If you have social anxiety, and you have a hard time communicating, and you're neurodivergent, and you're an introvert... yeah ok, but why do you immediately side with guys whose entire mantra is that women aren't people and they shouldn't be lonely ever, because women should be provided to them like service dogs by the government?
I know you're socially awkward and all, but come the fuck on. unless you've been living locked in a small basement bunker your entire life, being fed chips by a robot through a hole in the ceiling, you should be able to fucking figure out.
that there's a fucking difference between being awkward and accidentally hurting people's feelings because you have perpetual foot in mouth syndrome/have a hard time connecting to people.

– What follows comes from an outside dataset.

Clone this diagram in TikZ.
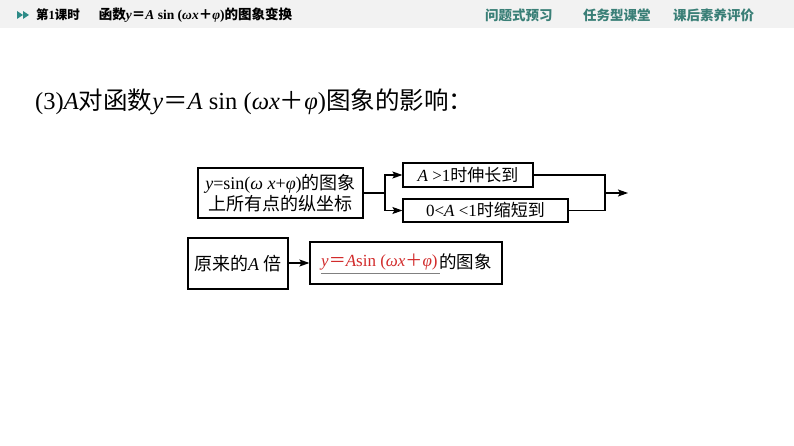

and sitting in your room saying slurs on overwatch and telling female gamers that they're fat ugly bitches who should send nudes.
why would you even WANT to associate yourself immediately with that demographic? why do you read something about the worst people alive, who are deliberately awful to other people, and then say oh look it's me, I'm also "not good with people."
are you THAT socially awkward?
God I hate when I'm so socially awkward that I'm a sexist.
God I hate how my neurodivergence leads me to misogyny. what a weird coincidence that neurotypicals somehow also accidentally end up there too.
God, i hate when anxiety makes me want to lash out at women for existing, that's so bizarre.
yeah, good frame, guys. good work. let's say that all the willful evil in this world can be attributed to mental illness because accountability for your own actions is actually ableism, and all people who are mentally ill should be excused for whatever gross war crime they want to commit.
when you think about it, being a racist is also a form of social anxiety because you just can't talk to anyone who's not white.
your POOR thing.
poc all across the world really need to take in account that white people only became colonisers because they were socially anxious and have a hard time speaking to people, so instead they opted for genocide.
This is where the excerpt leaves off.